Abstract

Cleaning up floating waste on the river surface is an important means of preventing ecological pollution and slowing down the growth of marine waste. Unmanned boats combined with real-time object detection algorithms can provide solutions for cleaning floating garbage from rivers. However, the detection accuracy and response speed of different object detection algorithms vary greatly when dealing with different complex scenarios. The study uses five classical object detection algorithms: Faster RCNN, Cascade RCNN, Yolo v3, Yolo v5-s, Yolo v5-m, and FloW-Img, a river floating trash dataset, to experimentally verify and compare the detection accuracy and efficiency of each algorithm.

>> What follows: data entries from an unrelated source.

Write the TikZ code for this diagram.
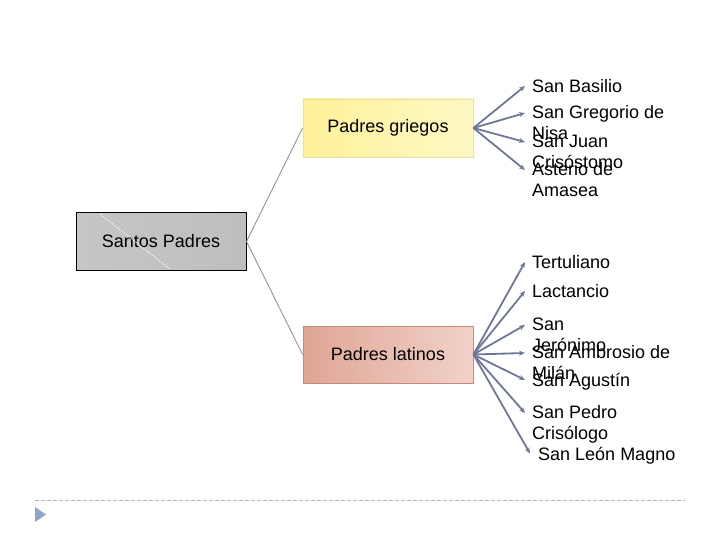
\documentclass[tikz,border=0pt]{standalone}
\usepackage{fontspec}
\setmainfont{Liberation Sans}
\usetikzlibrary{arrows.meta}
\definecolor{pdInk}{HTML}{000000}
\definecolor{pdLink}{HTML}{8A8A8A}
\definecolor{pdArrow}{HTML}{6E7896}
\definecolor{pdGrayA}{HTML}{C6C6C6}
\definecolor{pdGrayB}{HTML}{9E9E9E}
\definecolor{pdGrayC}{HTML}{BEBEBE}
\definecolor{pdYellowA}{HTML}{FFF29A}
\definecolor{pdYellowB}{HTML}{FFF7C4}
\definecolor{pdYellowLine}{HTML}{EADFA6}
\definecolor{pdRoseA}{HTML}{DFA595}
\definecolor{pdRoseB}{HTML}{F1D2C9}
\definecolor{pdRoseLine}{HTML}{C48A7C}
\definecolor{pdRule}{HTML}{A9B5C8}
\definecolor{pdMark}{HTML}{8EA6C9}
\tikzset{
  rootbox/.style={rectangle,minimum width=170pt,minimum height=57pt,
    inner sep=0pt,align=center,draw=pdInk,line width=1pt,
    left color=pdGrayA,middle color=pdGrayB,right color=pdGrayC,
    font=\fontsize{18pt}{21pt}\selectfont,text=pdInk},
  grbox/.style={rectangle,minimum width=170pt,minimum height=58pt,
    inner sep=0pt,align=center,draw=pdYellowLine,line width=0.8pt,
    left color=pdYellowA,right color=pdYellowB,
    font=\fontsize{18pt}{21pt}\selectfont,text=pdInk},
  labox/.style={rectangle,minimum width=170pt,minimum height=57pt,
    inner sep=0pt,align=center,draw=pdRoseLine,line width=0.8pt,
    left color=pdRoseA,right color=pdRoseB,
    font=\fontsize{18pt}{21pt}\selectfont,text=pdInk},
  leaf/.style={anchor=north west,inner sep=0pt,align=left,
    execute at begin node={\rule{0pt}{14pt}},
    font=\fontsize{18pt}{21pt}\selectfont,text=pdInk},
  arr/.style={-{Stealth[length=6pt,width=5pt]},line width=1.8pt,color=pdArrow},
  link/.style={line width=0.8pt,color=pdLink},
}
\begin{document}
\begin{tikzpicture}[x=1pt,y=-1pt]
  \useasboundingbox (0,0) rectangle (720,540);

  \node[rootbox] (santos) at (161,241.5) {Santos Padres};
  \draw[white,dash pattern=on 2pt off 1pt,line width=0.6pt] (100,214) -- (170,269);
  \node[grbox] (griegos) at (388,128) {Padres griegos};
  \node[labox] (latinos) at (388,354.5) {Padres latinos};

  \draw[link] (santos.east) -- (griegos.west);
  \draw[link] (santos.east) -- (latinos.west);

  % padres griegos
  \node[leaf] (basilio) at (532,78.5) {San Basilio};
  \node[leaf] (gregorio) at (532,105.5) {San Gregorio de\\Nisa};
  \node[leaf] (juan) at (532,134.5) {San Juan\\Crisóstomo};
  \node[leaf] (asterio) at (532,162.5) {Asterio de\\Amasea};

  \draw[arr] (griegos.east) -- ([shift={(-7pt,-7.5pt)}]basilio.north west);
  \draw[arr] (griegos.east) -- ([shift={(-7pt,-7.5pt)}]gregorio.north west);
  \draw[arr] (griegos.east) -- ([shift={(-7pt,-7.5pt)}]juan.north west);
  \draw[arr] (griegos.east) -- ([shift={(-7pt,-7.5pt)}]asterio.north west);

  % padres latinos
  \node[leaf] (tertuliano) at (532,254.5) {Tertuliano};
  \node[leaf] (lactancio) at (532,283.5) {Lactancio};
  \node[leaf] (jeronimo) at (532,317.5) {San\\Jerónimo};
  \node[leaf] (ambrosio) at (532,345.5) {San Ambrosio de\\Milán};
  \node[leaf] (agustin) at (532,372.5) {San Agustín};
  \node[leaf] (pedro) at (532,405.5) {San Pedro\\Crisólogo};
  \node[leaf] (leon) at (538,446) {San León Magno};

  \draw[arr] (latinos.east) -- ([shift={(-7pt,-7.5pt)}]tertuliano.north west);
  \draw[arr] (latinos.east) -- ([shift={(-7pt,-7.5pt)}]lactancio.north west);
  \draw[arr] (latinos.east) -- ([shift={(-7pt,-7.5pt)}]jeronimo.north west);
  \draw[arr] (latinos.east) -- ([shift={(-7pt,-7.5pt)}]ambrosio.north west);
  \draw[arr] (latinos.east) -- ([shift={(-7pt,-7.5pt)}]agustin.north west);
  \draw[arr] (latinos.east) -- ([shift={(-7pt,-7.5pt)}]pedro.north west);
  \draw[arr] (latinos.east) -- ([shift={(-8pt,-7.5pt)}]leon.north west);

  % pie de pagina
  \draw[pdRule,dash pattern=on 4pt off 2pt,line width=1pt] (35,500) -- (685,500);
  \fill[pdMark] (35,507) -- (46,514.5) -- (35,522) -- cycle;
\end{tikzpicture}
\end{document}
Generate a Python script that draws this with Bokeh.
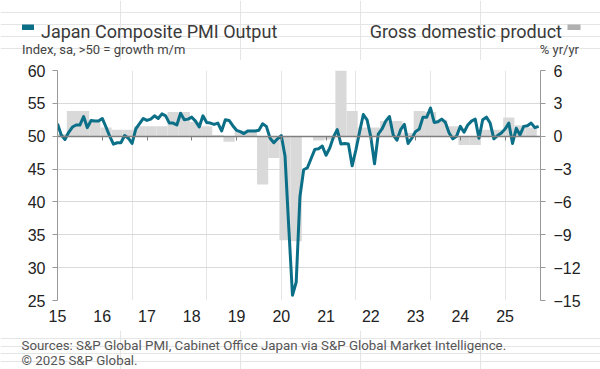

The experimental results show that, in terms of detection accuracy, the Yolo v3 model has higher detection accuracy than the remaining four algorithm models, with mAP@[IoU=0.5] of 0.924 and mAP@[IoU=0.5:0.95] of 0.536; and in terms of model parameter scale, the Yolo v5-s model has the smallest parameter scale of 13.36Mbit; in terms of detection rate, the Yolo v5-s model has the fastest detection rate, with FPS of 78.13 in the server environment and 31.3 in the embedded simulation environment. The results of the above experimental indexes show that the Yolo v3 algorithm model is suitable for inland floating object detection scenarios with high accuracy requirements; Yolo v5-s and Yolo v5-m have smaller parameter scales and are more suitable for embedded device detection applications.